Kate Spade has had great success with millennial customers, who have been the driving force behind the high growth rates the company has achieved. Millennials being their target market, Kate Spade has also adjusted its products to a more colorful and whimsical look, with subtle logos. Unlike Coach and Michael Kors, which have been known for their loud logos and were slow to adapt to this small logo trend, Kate Spade bags include a tiny stamp with its brand name. The former two companies are also now moving away from logos due to increasing preferences among millennials of clothing and accessories without labels or logos. Hence, an acquisition of Kate Spade would give Coach access to a younger clientele. Approximately 60% of Kate Spade’s clientele are millennials, according to Coach.

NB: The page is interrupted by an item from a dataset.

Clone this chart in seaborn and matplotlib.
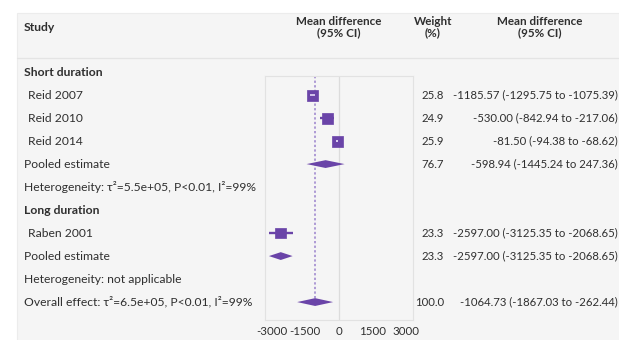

3. Creation Of A New York-Based Modern House Of Luxury

Coach acquired footwear brand Stuart Weitzman for $574 million in 2015, and its results in subsequent quarters have been boosted by stronger-than-expected sales from the footwear company. Coach has been able to effectively integrate the company, while carrying out the transformation of its brand. The purchase of Kate Spade marks its most expensive purchase to date, and is the latest purchase by the company which aims to build a luxury group along the lines of LVMH and Kering, but in a unique New York-based way. The combination of the two will lead to a luxury lifestyle company with a diverse, multi-brand portfolio.

4. Growth Potential Internationally For Kate Spade

Given Coach’s extensive international presence, it would put the company in a good position to “unlock Kate Spade’s largely untapped global growth potential,” according to Victor Luis, CEO at Coach. Among the growth opportunities lies China, where he further states that only 1% of the consumers can name the Kate Spade brand without prompting, while 23% can identify Coach. With 35% of the former’s stores overlapping with Coach’s locations, it also leaves room for closures in markets in North America, where the two retailers compete, but the numbers for such are seen as minimal.